Depuis lors, l’Ukraine aurait bien besoin d’un apport migratoire. Dans le dossier sur le “Bouleversement démographique en Europe” paru en juin dernier, le rédacteur-en-chef du Monde diplomatique, Philippe Descamps, nous donne des chiffres: “En trente ans, la Roumanie a perdu 3,2 millions d’habitants, soit 14% de sa population de 1987. L’hémorragie est encore plus intense chez ses voisins: 16,9% en Moldavie, 18% en Ukraine, 19,9% en Bosnie, 20,8% en Bulgarie et en Lituanie, ou encore 25,3% en Lettonie. Peut-on imagner une France qui aurait perdu le quart de sa population de 1987 et qui n’aurait plus que 41 millions d’habitants?”

Andriy Parubiy, co-fondateur du parti néo-fasciste Svoboda et maintenant président du parlement ukrainien depuis avril 2016, accueille l’Assistant Secretary of State étatsunienne Victoria Nuland, la même qui l’avait choisi et qui avait dit: “Fuck the European Union” parce que celle-ci ne jouait pas leur jeu.

Chiffres confirmés par le démographe et politologue Emmanuel Todd dans son récent ouvrage “Où en sommes-nous ? Une esquisse de l’histoire humaine”: entre 1995 et 2015 la Lithuanie a perdu 21,6% de sa population, le Luxembourg en a gagné… 50%.

Dans ce même dossier du Monde diplomatique, Cécile Marin, compare France et Ukraine, dans une note en se basant sur l’étude des France Meslé, Gilles Pison et Jacques Vallin de l’Institut national d’études démographiques, publiée dans Population et Société, de juin 2005: “France-Ukraine: des jumeaux démographiques que l’histoire a séparés”: “À la veille de la seconde guerre mondiale, l’Ukraine et la France avaient non seulement des superficies quasi équivalentes, mais aussi le même nombre d’habitants : 41 millions. Davantage marquée par le conflit, l’Ukraine connut ensuite et durant plus de trois décennies une progression très proche de sa jumelle démographique. L’avantage d’une population plus jeune était atténué par une moindre fécondité par rapport à une France en plein baby-boom.

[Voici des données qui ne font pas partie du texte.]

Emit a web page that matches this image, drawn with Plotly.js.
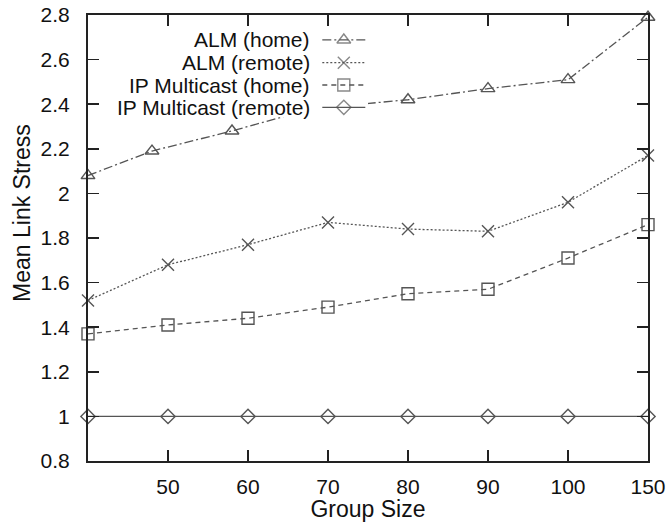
<!DOCTYPE html>
<html>
<head>
<meta charset="utf-8">
<script src="https://cdn.plot.ly/plotly-3.0.1.min.js"></script>
<style>html,body{margin:0;padding:0;background:#fff;}#chart{width:666px;height:522px;}</style>
</head>
<body>
<div id="chart"></div>
<script>
// ---- data ----
var seriesNames = ['ALM (home)', 'ALM (remote)', 'IP Multicast (home)', 'IP Multicast (remote)'];
var groupSizes = [40, 50, 60, 70, 80, 90, 100, 150];
var almHomeSizes = [40, 48, 58, 68, 80, 90, 100, 150];
var almHome = [2.08, 2.19, 2.28, 2.38, 2.42, 2.47, 2.51, 2.79];
var almRemote = [1.52, 1.68, 1.77, 1.87, 1.84, 1.83, 1.96, 2.17];
var ipHome = [1.37, 1.41, 1.44, 1.49, 1.55, 1.57, 1.71, 1.86];
var ipRemote = [1, 1, 1, 1, 1, 1, 1, 1];
var xTickLabels = ['50', '60', '70', '80', '90', '100', '150'];
var xTickValues = [50, 60, 70, 80, 90, 100, 150];

// axis is broken-linear: 40..100 evenly, then 150 takes one step
function pos(v) { return v <= 100 ? v : 100 + (v - 100) / 5; }

var FONT = 'Liberation Sans, Arial, sans-serif';
var LC = '#555';
var styles = [
  {dash: '9px,3px,2px,3px', symbol: 'triangle-up-open', size: 12},
  {dash: '2px,2px', symbol: 'x-thin-open', size: 12},
  {dash: '5px,4px', symbol: 'square-open', size: 12},
  {dash: 'solid', symbol: 'diamond-open', size: 11}
];
var xs = [almHomeSizes, groupSizes, groupSizes, groupSizes];
var ys = [almHome, almRemote, ipHome, ipRemote];

var traces = [];
for (var i = 0; i < 4; i++) {
  traces.push({
    type: 'scatter', mode: 'lines+markers', name: seriesNames[i],
    x: xs[i].map(pos), y: ys[i], cliponaxis: false,
    line: {color: LC, width: 1.3, dash: styles[i].dash},
    marker: {symbol: styles[i].symbol, size: styles[i].size, color: LC, line: {color: LC, width: 1.4}},
    showlegend: false, xaxis: 'x', yaxis: 'y'
  });
}
// custom legend (text left, sample right) drawn in an inset subplot
var annotations = [];
var rowY = [0.865, 0.61, 0.36, 0.11];
for (var j = 0; j < 4; j++) {
  traces.push({
    type: 'scatter', mode: 'lines+markers', x: [0.83, 0.91, 0.99], y: [rowY[j], rowY[j], rowY[j]],
    line: {color: LC, width: 1.3, dash: styles[j].dash},
    marker: {symbol: styles[j].symbol, size: [0, styles[j].size, 0], color: LC, line: {color: LC, width: 1.4}},
    showlegend: false, hoverinfo: 'skip', xaxis: 'x2', yaxis: 'y2'
  });
  annotations.push({
    xref: 'x2', yref: 'y2', x: 0.79, y: rowY[j], xanchor: 'right', yanchor: 'middle',
    text: seriesNames[j], showarrow: false, font: {family: FONT, size: 21, color: '#111'}
  });
}
annotations.push({
  xref: 'paper', yref: 'paper', x: -0.118, y: 0.556, xanchor: 'center', yanchor: 'middle',
  textangle: -90, text: 'Mean Link Stress', showarrow: false, font: {family: FONT, size: 23, color: '#111'}
});

var layout = {
  width: 666, height: 522,
  margin: {l: 88, r: 18, t: 15, b: 61},
  paper_bgcolor: '#fff', plot_bgcolor: '#fff',
  font: {family: FONT, size: 21, color: '#111'},
  xaxis: {
    range: [40, 110], tickmode: 'array', tickvals: xTickValues.map(pos), ticktext: xTickLabels,
    ticks: 'inside', ticklen: 11, tickwidth: 1.5, tickcolor: '#222',
    showline: true, linecolor: '#222', linewidth: 2, mirror: 'ticks',
    showgrid: false, zeroline: false, ticklabelstandoff: 6,
    title: {text: 'Group Size', font: {family: FONT, size: 23, color: '#111'}, standoff: 2}
  },
  yaxis: {
    range: [0.8, 2.8], dtick: 0.2, tick0: 0.8,
    ticks: 'inside', ticklen: 11, tickwidth: 1.5, tickcolor: '#222',
    showline: true, linecolor: '#222', linewidth: 2, mirror: 'ticks',
    showgrid: false, zeroline: false, ticklabelstandoff: 12
  },
  xaxis2: {domain: [0.02, 0.5], range: [0, 1], visible: false, fixedrange: true, anchor: 'y2'},
  yaxis2: {domain: [0.771, 0.971], range: [0, 1], visible: false, fixedrange: true, anchor: 'x2'},
  annotations: annotations,
  showlegend: false
};

Plotly.newPlot('chart', traces, layout, {displayModeBar: false, staticPlot: true});
</script>
</body>
</html>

Rattrapée au début des années 1960 en matière d’espérance de vie, la France reprenait de l’avance à la faveur de la stagnation économique et sociale qui caractérisait l’Union soviétique au temps de Leonid Brejnev. Puis tout bascula… Près de trente ans après le chaos qui suivit l’effondrement de l’URSS, l’Ukraine ne compte plus que 42,5 millions d’habitants, soit guère plus qu’en 1939 et 24,5 millions de moins que la France. Cette dernière pourrait même abriter deux fois plus de personnes qu’elle à l’horizon”.

Tout a commencé à l’Est “avec la chute du mur de Berlin [événement que je qualifie de clé] et l’imposition du capitalisme sauvage”, avec pour résultats: chute de la fécondité et exil des plus jeunes et entreprenants. Cela semble reparti.

Odessa, elle, est remplie d’une autre population: des touristes par milliers, surtout des pays de l’Est mais aussi d’Israël et d’Allemagne. Et des jeunes diplômés – surtout indiens et africains – de la faculté de médecine sur la cérémonie desquels nous sommes tombés devant le majestueux théâtre national, se prenant en multiples photos (on les appelle “médecins selfie”) devant les anciens bâtiments et les statues, et dans les parcs fleuris qui surplombent la mer Noire.